DogBert wrote: ↑Thu Oct 17, 2019 10:02 pm
On the queens blvd subway, at the moment, no. But they're installing new signals so maybe in 10 years assuming it takes as long to get CBTC running as it did for the 7 line. They *could* divert one of the local lines through. Only three stops would lose a little local service. They could also bring the G back up Queens blvd.
Edit: Oh, whoops, sorry for the subway details in the LIRR forum. I knew there was a reason I'd assumed we were talking about LIRR capacity!
So far as I know the main constraint for subways would be actual subway cars.

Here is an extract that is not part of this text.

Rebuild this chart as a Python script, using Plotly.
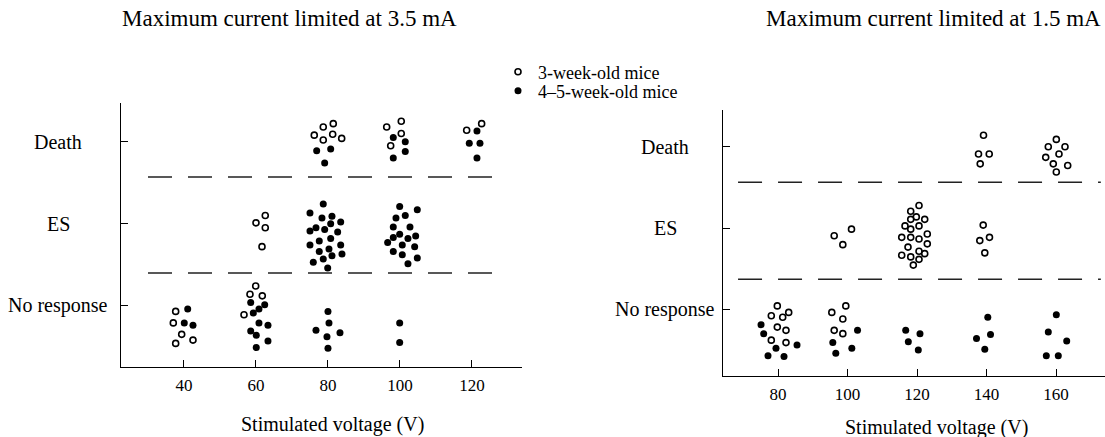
import plotly.graph_objects as go

# ---------------- data ----------------
responses = ["No response", "ES", "Death"]
left_voltages = [40, 60, 80, 100, 120]
right_voltages = [80, 100, 120, 140, 160]

# groups: (voltage, response, number of mice); jitter arrays follow group order
left_young_groups = [(40, "No response", 5), (60, "No response", 4), (60, "ES", 4),
                     (80, "Death", 6), (100, "Death", 4), (120, "Death", 2)]
left_young_jx = [-2.31, -2.97, -0.64, -2.31, 2.50,
                 -0.08, -1.67, 1.75, -3.33,
                 2.58, 0.00, 2.58, 1.67,
                 -3.81, -1.31, 1.47, 1.31, -1.31, 3.81,
                 -3.69, 0.36, 0.36, -2.58,
                 -1.47, 2.69]
left_young_jy = [-0.07, -0.21, -0.35, -0.46, -0.42,
                 0.24, 0.14, 0.12, -0.11,
                 0.10, 0.01, -0.05, -0.28,
                 0.08, 0.18, 0.22, 0.09, 0.02, 0.04,
                 0.18, 0.25, 0.10, -0.05,
                 0.14, 0.22]

left_old_groups = [(40, "No response", 3), (60, "No response", 10), (80, "No response", 6),
                   (100, "No response", 2), (80, "ES", 21), (100, "ES", 17),
                   (80, "Death", 3), (100, "Death", 4), (120, "Death", 4)]
left_old_jx = [1.03, 0.08, 2.50,
               -1.47, 2.42, 0.83, -0.75, 0.83, 3.33, -1.47, 0.08, 3.33, 0.08,
               0.00, 0.28, -3.33, 3.33, -0.28, 0.00,
               -0.08, -0.08,
               -1.31, -5.00, -1.67, 1.11, 3.53, 0.75, -3.33, -5.00, -0.92, 2.69, 0.75,
               -2.42, -5.00, 3.53, 0.28, -2.42, 1.11, 3.89, -1.31, -4.08, -0.08,
               -0.08, 4.81, -1.11, 1.47, -1.86, 2.78, -1.86, -0.08, -3.42, 2.22, 4.36,
               0.64, 4.08, -1.86, 0.64, 4.81, 2.22,
               -3.14, 0.75, -0.92,
               -1.86, 1.47, 1.47, -1.86,
               1.39, -0.75, 2.22, 1.39]
left_old_jy = [-0.04, -0.21, -0.24,
               0.04, 0.01, -0.04, -0.09, -0.21, -0.24, -0.31, -0.36, -0.43, -0.51,
               -0.07, -0.21, -0.30, -0.33, -0.38, -0.52,
               -0.21, -0.45,
               0.24, 0.13, 0.07, 0.09, 0.02, 0.00, -0.05, -0.09, -0.07, -0.10, -0.18,
               -0.21, -0.26, -0.26, -0.31, -0.34, -0.39, -0.37, -0.43, -0.47, -0.54,
               0.21, 0.17, 0.07, 0.10, -0.04, -0.04, -0.17, -0.13, -0.23, -0.18, -0.15,
               -0.26, -0.28, -0.34, -0.38, -0.42, -0.49,
               -0.11, -0.09, -0.26,
               0.05, 0.00, -0.12, -0.20,
               0.13, -0.02, -0.02, -0.20]

right_young_groups = [(80, "No response", 8), (100, "No response", 5), (100, "ES", 3),
                      (120, "ES", 20), (140, "ES", 4), (140, "Death", 4), (160, "Death", 8)]
right_young_jx = [-0.20, -1.93, 1.35, 3.08, -0.20, 2.30, -1.93, 2.30,
                  -4.52, -0.49, -1.35, -3.83, -1.35,
                  1.15, -3.83, -1.35,
                  0.58, -1.81, -0.20, -1.81, 2.22, -3.45, 0.58, -1.81, -4.40, -1.81,
                  0.58, 2.96, -2.59, 2.96, 0.58, 2.22, -4.40, -1.81, 0.58, -1.06,
                  -0.95, -1.93, 0.86, -0.49,
                  -0.86, -2.30, 0.78, -1.81,
                  0.09, -2.22, 2.59, 0.86, -2.96, -0.78, 3.37, 0.09]
right_young_jy = [0.05, -0.07, -0.09, -0.03, -0.21, -0.25, -0.37, -0.40,
                  -0.03, 0.05, -0.11, -0.25, -0.29,
                  -0.01, -0.09, -0.20,
                  0.28, 0.21, 0.14, 0.11, 0.11, 0.03, 0.03, -0.01, -0.11, -0.11,
                  -0.13, -0.07, -0.23, -0.19, -0.28, -0.31, -0.33, -0.35, -0.38, -0.45,
                  0.04, -0.15, -0.11, -0.30,
                  0.14, -0.09, -0.09, -0.21,
                  0.09, 0.00, 0.00, -0.09, -0.13, -0.21, -0.23, -0.31]

right_old_groups = [(80, "No response", 6), (100, "No response", 4), (120, "No response", 4),
                    (140, "No response", 4), (160, "No response", 5)]
right_old_jx = [-4.89, -4.12, -0.58, 5.47, -2.88, 1.73,
                2.88, -4.23, 1.24, -3.37,
                -3.25, 0.86, -2.50, 0.37,
                0.37, -2.88, 1.15, -0.49,
                0.09, -2.22, 3.08, -2.79, 0.66]
right_old_jy = [-0.18, -0.29, -0.47, -0.43, -0.56, -0.57,
                -0.25, -0.40, -0.47, -0.53,
                -0.25, -0.29, -0.39, -0.49,
                -0.09, -0.35, -0.30, -0.48,
                -0.06, -0.27, -0.38, -0.56, -0.56]

young_label = "3-week-old mice"
old_label = "4\u20135-week-old mice"
left_title = "Maximum current limited at 3.5 mA"
right_title = "Maximum current limited at 1.5 mA"
x_title = "Stimulated voltage (V)"


def expand(groups, jx, jy):
    xs, ys = [], []
    i = 0
    for v, r, n in groups:
        lvl = responses.index(r)
        for _ in range(n):
            xs.append(v + jx[i])
            ys.append(lvl + jy[i])
            i += 1
    return xs, ys


FONT = "Liberation Serif, Times New Roman, serif"
open_marker = dict(symbol="circle", size=6, color="white", line=dict(color="black", width=1.6))
fill_marker = dict(symbol="circle", size=7, color="black", line=dict(color="black", width=0))

fig = go.Figure()
x, y = expand(left_young_groups, left_young_jx, left_young_jy)
fig.add_trace(go.Scatter(x=x, y=y, mode="markers", marker=open_marker, name=young_label,
                         xaxis="x", yaxis="y", showlegend=True, legend="legend"))
x, y = expand(left_old_groups, left_old_jx, left_old_jy)
fig.add_trace(go.Scatter(x=x, y=y, mode="markers", marker=fill_marker, name=old_label,
                         xaxis="x", yaxis="y", showlegend=True, legend="legend2"))
x, y = expand(right_young_groups, right_young_jx, right_young_jy)
fig.add_trace(go.Scatter(x=x, y=y, mode="markers", marker=open_marker, name=young_label,
                         xaxis="x2", yaxis="y2", showlegend=False))
x, y = expand(right_old_groups, right_old_jx, right_old_jy)
fig.add_trace(go.Scatter(x=x, y=y, mode="markers", marker=fill_marker, name=old_label,
                         xaxis="x2", yaxis="y2", showlegend=False))

W, H = 1105, 437
axis_common = dict(showgrid=False, zeroline=False, showline=True, linecolor="black",
                   linewidth=1.3, ticks="inside", ticklen=7, tickwidth=1.3,
                   tickcolor="black", tickfont=dict(family=FONT, size=17, color="black"))
legend_common = dict(xanchor="left", yanchor="middle",
                     font=dict(family=FONT, size=18, color="black"),
                     bgcolor="rgba(0,0,0,0)", itemwidth=30, tracegroupgap=0)

fig.update_layout(
    width=W, height=H, autosize=False,
    margin=dict(l=0, r=0, t=0, b=0),
    paper_bgcolor="white", plot_bgcolor="white",
    font=dict(family=FONT, color="black"),
    xaxis=dict(domain=[121 / W, 522 / W], range=[22.5, 133.9], tickvals=left_voltages,
               anchor="y", ticklabelstandoff=2, **axis_common),
    yaxis=dict(domain=[1 - 367 / H, 1 - 103 / H], range=[-0.748, 2.472], tickvals=[0, 1, 2],
               showticklabels=False, anchor="x", **axis_common),
    xaxis2=dict(domain=[723 / W, 1.0], range=[64.17, 174.1], tickvals=right_voltages,
                anchor="y2", ticklabelstandoff=2, **axis_common),
    yaxis2=dict(domain=[1 - 376 / H, 1 - 110 / H], range=[-0.809, 2.45], tickvals=[0, 1, 2],
                showticklabels=False, anchor="x2", **axis_common),
    legend=dict(x=498 / W, y=1 - 72 / H, **legend_common),
    legend2=dict(x=498 / W, y=1 - 91 / H, **legend_common),
    showlegend=True,
)

dash = dict(color="#222222", width=1.5, dash="24px,16px")
fig.add_shape(type="line", xref="x", yref="y", x0=30, x1=128.9, y0=0.40, y1=0.40, line=dash)
fig.add_shape(type="line", xref="x", yref="y", x0=30, x1=128.9, y0=1.57, y1=1.57, line=dash)
fig.add_shape(type="line", xref="x2", yref="y2", x0=68.5, x1=172.9, y0=0.376, y1=0.376, line=dash)
fig.add_shape(type="line", xref="x2", yref="y2", x0=68.5, x1=172.9, y0=1.564, y1=1.564, line=dash)

ann = []
for i, r in enumerate(responses):
    ann.append(dict(text=r, x=58 / W, xref="paper", y=i, yref="y", xanchor="center",
                    yanchor="middle", showarrow=False, font=dict(family=FONT, size=20)))
    ann.append(dict(text=r, x=665 / W, xref="paper", y=i, yref="y2", xanchor="center",
                    yanchor="middle", showarrow=False, font=dict(family=FONT, size=20)))
ann.append(dict(text=x_title, x=332 / W, y=1 - 424 / H, xref="paper", yref="paper",
                xanchor="center", yanchor="middle", showarrow=False, font=dict(family=FONT, size=20)))
ann.append(dict(text=x_title, x=936 / W, y=1 - 427 / H, xref="paper", yref="paper",
                xanchor="center", yanchor="middle", showarrow=False, font=dict(family=FONT, size=20)))
ann.append(dict(text=left_title, x=120 / W, y=1 - 19 / H, xref="paper", yref="paper",
                xanchor="left", yanchor="middle", showarrow=False, font=dict(family=FONT, size=23)))
ann.append(dict(text=right_title, x=1103 / W, y=1 - 19 / H, xref="paper", yref="paper",
                xanchor="right", yanchor="middle", showarrow=False, font=dict(family=FONT, size=23)))
fig.update_layout(annotations=ann)

fig.write_html("out.html", config={"displayModeBar": False},
               post_script="document.body.style.margin='0';")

Oh, sorry. Here's a summary.
The current capacity limitations are how many trains they can turn at 71 Av/Continental without it becoming a conga line, 53 St Tunnel, and the Broadway Local tracks (with the limit there being at 34 St due to the merge).
RBB would nicely alleviate the 71 Av issues and only short-change 67 Av, since 71 Av customers will mostly take the express, and the portals are directly after 63 Dr according to Vanshnookenraggen.
It's hard to add capacity on 53 St-8 Av because Canal St and WTC are both close to capacity, and hard on 53 St-6 Av because that involves merging with the E and then with the F.
It's comparatively easy to add capacity on Broadway. Since the current capacity limitation is the merge, just remove the merge! Send all Broadway Express trains to 2 Av and all the Astoria and QBL trains down 4 Av Local (which could use more service anyhow) plus some terminating at Whitehall. Deinterlining at 34 St would have massive positive repercussions for the whole system and I expect it will be necessary due to increased SAS demand after Phase II is complete. So you could imagine running all M trains down QBL and R trains to 71 or vice versa (or some mix as proposed here) and at the same time increasing capacity by increasing the number of R trains and deinterlining 34 (since 71 won't be an issue).
The proposal to run G trains is challenging because this would create a *very* complicated merge at Queens Plaza, with three lines joining onto one track, with both the M and the R causing backups if delayed. Also, this would result in even fewer customers staying on the local at Forest Hills than we have today: one limitation on QBL is that there is no more space on the inside
of the trains on the QBE tracks (to which many people transfer at Forest Hills). Also, it would be hard to fit more G trains on Culver Local without causing merge delays with the F, or without running more F expresses (which some people on this forum would love, but which overall cause more inconvenience than they are worth because they will dump some G riders on the A/C at Hoyt/Schermerhorn, which are overcrowded because of the capacity limit in the Cranberry tunnel).
In the long run, the obvious but costly solution is a build-out of QB Super-Express as was planned decades ago. By running the super express trains, the express trains would be more able to take the capacity generated by RBB (which would all transfer at Woodhaven, which has provisions for express-stop conversion; the Rego Park provisions for RBB are express-only).
This is all assuming that RBB is actually built, and built to LIRR or subway specs, which seems unlikely since the study proposed such high costs (whether or not they are accurate) and the project would probably have less impact than other possibilities (SAS phases III/IV or Bronx extension; QB Super Express; smaller capacity expansion projects like reconfiguring Rutgers, Crown Heights/Utica Ave, 149 St/GC, Astoria Blvd, or a personal favorite of mine, hooking up the Montague tubes to the Fulton local tracks to fix the Cranberry capacity issue and give deinterlined Broadway Local trains a southern sink).